Deux causes excitent et entretiennent l’émeute universelle. La première est la disette, qui, permanente, prolongée pendant dix ans, et aggravée par les violences mêmes qu’elle provoque, va exagérer jusqu’à la folie toutes les passions populaires et changer en faux pas convulsifs toute la marche de la Révolution.

Quand un fleuve coule à pleins bords, il suffit d’une petite crue pour qu’il déborde. Telle est la misère au dix-huitième siècle. L’homme du peuple, qui vit avec peine quand le pain est à bon marché, se sent mourir quand il est cher. Sous cette angoisse, l’instinct animal se révolte, et l’obéissance générale, qui fait la paix publique, dépend d’un degré ajouté ou ôté au sec ou à l’humide, au froid ou au chaud.
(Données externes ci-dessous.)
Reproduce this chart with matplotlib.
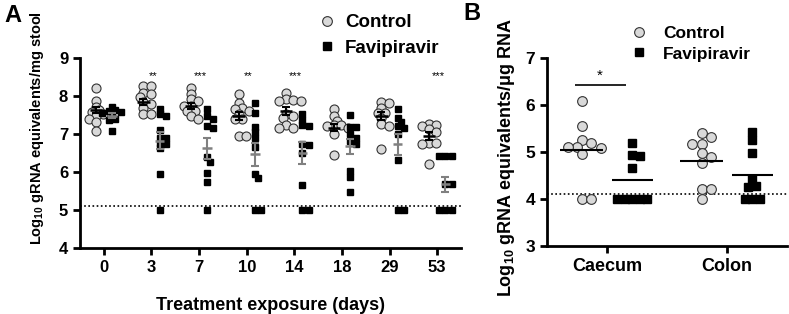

En 1788, année très sèche, la récolte avait été mauvaise ; par surcroît, à la veille de la moisson[1], une grêle effroyable s’abattit autour

  1. Marmontel, Mémoires, II, 221. — Albert Babeau, Histoire de Troyes pendant la Révolution, I, 91, 187 (Lettre de Huez, maire de Troyes, 30 juillet 1788). — Archives nationales, H, 1274 (Lettre de M. de Caraman, 22 avril 1789). H, 942 (Cahier des demandes des États du Languedoc). Buchez et Roux, Histoire parlementaire, I, 283.